2. Kawhi Leonard to Spurs
During the 2011 NBA draft, San Antonio sent George Hill to the Indiana Pacers for the rights to Kawhi Leonard and Davis Bertans. At the time, it was a stunning trade for the Spurs as they seemingly traded away Tony Parker's successor.
Hill developed into a quality player, but Kawhi helped the Spurs keep winning as Tim Duncan, Manu Ginobili and Parker entered the back end of their respective careers.
Leonard quickly joined the starting lineup and became an absolute force on defense. After falling to the Miami Heat in the 2013 NBA Finals, San Antonio won the 2014 rematch as Kawhi earned Finals MVP.
Though the 2018 breakup was messy and unexpected, Leonard earned two Defensive Player of the Year and first-team All-NBA honors. It was a lopsided trade in the Spurs' favor.
For good measure, Bertans made the NBA jump in 2016 and emerged as a valuable shooter off the bench.
1. LeBron James, Chris Bosh to Heat
Through a pair of sign-and-trades in the summer of 2010, the Heat added both LeBron and Chris Bosh and created a superteam. Miami dealt two first-rounders to both Cleveland and Toronto, respectively, with two second-rounders to Cleveland.
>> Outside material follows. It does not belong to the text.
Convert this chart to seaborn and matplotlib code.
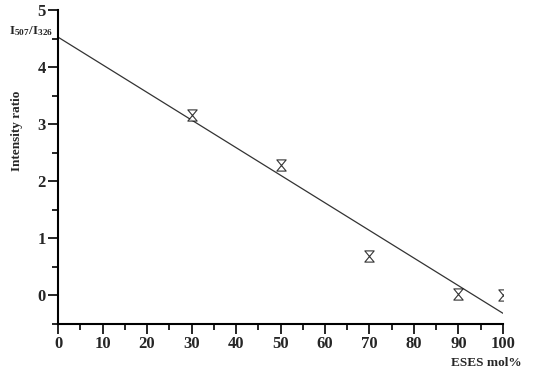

James and Bosh connected with Dwyane Wade, and they guided Miami to four straight Eastern Conference titles from 2011-14. The Heat won NBA titles in both 2012 and 2013.
As if that's not enough, LeBron won two regular-season MVP awards during the four-year stretch. Both he and Bosh appeared in four All-Star games. While they were acquired separately, James and Bosh are forever linked in Miami.
And what they accomplished is unmatched.